MobileOne
Right now I’m working on lightweight detection models for mobile devices. Just recently, Apple has just released a new backbone called MobileOne (paper, code), and it looks promising. Although adapting a completely new backbone at the very end of the project is a bit tricky, their performance (at least from the paper) convinces me to give it a try.
Main Ideas
- Decoupling train-time and inference-time architectures
using a linearly over-parameterized model at train-time
and re-parameterizing the linear structures at inference.
- Introduce a trivial over-parameterization branches.
- Relaxing regularization throughout training to prevent the small capacity of lightweight models being over-regularized.
Observations & Proposed methods
Model Design
Latency is moderately correlated with FLOPs and weakly correlated with parameter counts.
- No surprise to me at all.
- Good old RELU is still a good choice for designing lightweight models.
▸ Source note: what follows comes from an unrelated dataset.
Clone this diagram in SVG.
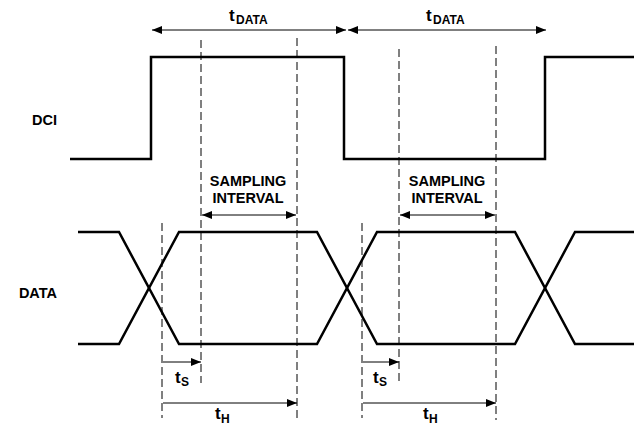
<svg xmlns="http://www.w3.org/2000/svg" width="634" height="426" viewBox="0 0 634 426">
<style>
.wave{fill:none;stroke:#000;stroke-width:2.5;stroke-linejoin:miter}
.dash{fill:none;stroke:#000;stroke-width:1;stroke-dasharray:8,4}
.arr{fill:none;stroke:#000;stroke-width:1}
text{font-family:"Liberation Sans",Arial,sans-serif;font-weight:bold;fill:#000}
.lbl{font-size:14.5px}
.t{font-size:17px}
.sub{font-size:12px}
</style>
<defs>
<marker id="ah" viewBox="0 0 10 8" refX="10" refY="4" markerWidth="10" markerHeight="8" markerUnits="userSpaceOnUse" orient="auto-start-reverse">
<path d="M0,0 L10,4 L0,8 Z" fill="#000"/>
</marker>
</defs>
<rect width="634" height="426" fill="#fff"/>
<g id="dci">
<path class="wave" d="M70,159 H151 V57 H344 V159 H545 V57 H634"/>
<text class="lbl" x="57" y="125" text-anchor="end">DCI</text>
</g>
<g id="data">
<path class="wave" d="M78,232 H119 L179,344 H317 L377,232 H515 L575,344 H634"/>
<path class="wave" d="M78,344 H119 L179,232 H317 L377,344 H515 L575,232 H634"/>
<text class="lbl" x="57" y="298" text-anchor="end">DATA</text>
</g>
<g id="sampling1">
<text class="lbl" x="248" y="186" text-anchor="middle">SAMPLING</text>
<text class="lbl" x="248" y="203" text-anchor="middle">INTERVAL</text>
</g>
<g id="sampling2">
<text class="lbl" x="447" y="186" text-anchor="middle">SAMPLING</text>
<text class="lbl" x="447" y="203" text-anchor="middle">INTERVAL</text>
</g>
<g id="labels">
<text class="t" x="229" y="21">t</text><text class="sub" x="236" y="24">DATA</text>
<text class="t" x="426" y="21">t</text><text class="sub" x="433" y="24">DATA</text>
<text class="t" x="175" y="383">t</text><text class="sub" x="181" y="386">S</text>
<text class="t" x="373" y="383">t</text><text class="sub" x="379" y="386">S</text>
<text class="t" x="215" y="419">t</text><text class="sub" x="221" y="423">H</text>
<text class="t" x="423" y="419">t</text><text class="sub" x="429" y="423">H</text>
</g>
<g id="connectors">
<line class="dash" x1="201" y1="40" x2="201" y2="383"/>
<line class="dash" x1="297" y1="38" x2="297" y2="418"/>
<line class="dash" x1="399" y1="49" x2="399" y2="381"/>
<line class="dash" x1="496" y1="46" x2="496" y2="420"/>
<line class="dash" x1="162" y1="223" x2="162" y2="418"/>
<line class="dash" x1="362" y1="223" x2="362" y2="418"/>
<line class="arr" x1="152" y1="30" x2="346" y2="30" marker-start="url(#ah)" marker-end="url(#ah)"/>
<line class="arr" x1="348" y1="30" x2="546" y2="30" marker-start="url(#ah)" marker-end="url(#ah)"/>
<line class="arr" x1="202" y1="215" x2="296" y2="215" marker-start="url(#ah)" marker-end="url(#ah)"/>
<line class="arr" x1="400" y1="215" x2="495" y2="215" marker-start="url(#ah)" marker-end="url(#ah)"/>
<line class="arr" x1="163" y1="362" x2="201" y2="362" marker-end="url(#ah)"/>
<line class="arr" x1="363" y1="362" x2="399" y2="362" marker-end="url(#ah)"/>
<line class="arr" x1="163" y1="403" x2="297" y2="403" marker-end="url(#ah)"/>
<line class="arr" x1="363" y1="403" x2="496" y2="403" marker-end="url(#ah)"/>
</g>
</svg>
Two key factors that affect runtime performance are memory access cost and degree of parallelism.
-
Memory access increases in multi-branch architectures as activations from each branch have to be stored to compute the next tensor in the graph.
-
Avoid using Squeeze-Excite block because it forces synchronization.
-
MobileOne block is a residual block consisting:
blocks of depthwise convolutional layer. - A pointwise layer.
-
The main point is that during inference, the model is re-parameterized so that there is no branch in the model. Detail of the method is described in the MobileOne Block section.
Training
- Apply the cosine annealing scheduler to weight decay.
Other techniques mentioned:
- Progressive learning curriculum.
- Auto augmentation.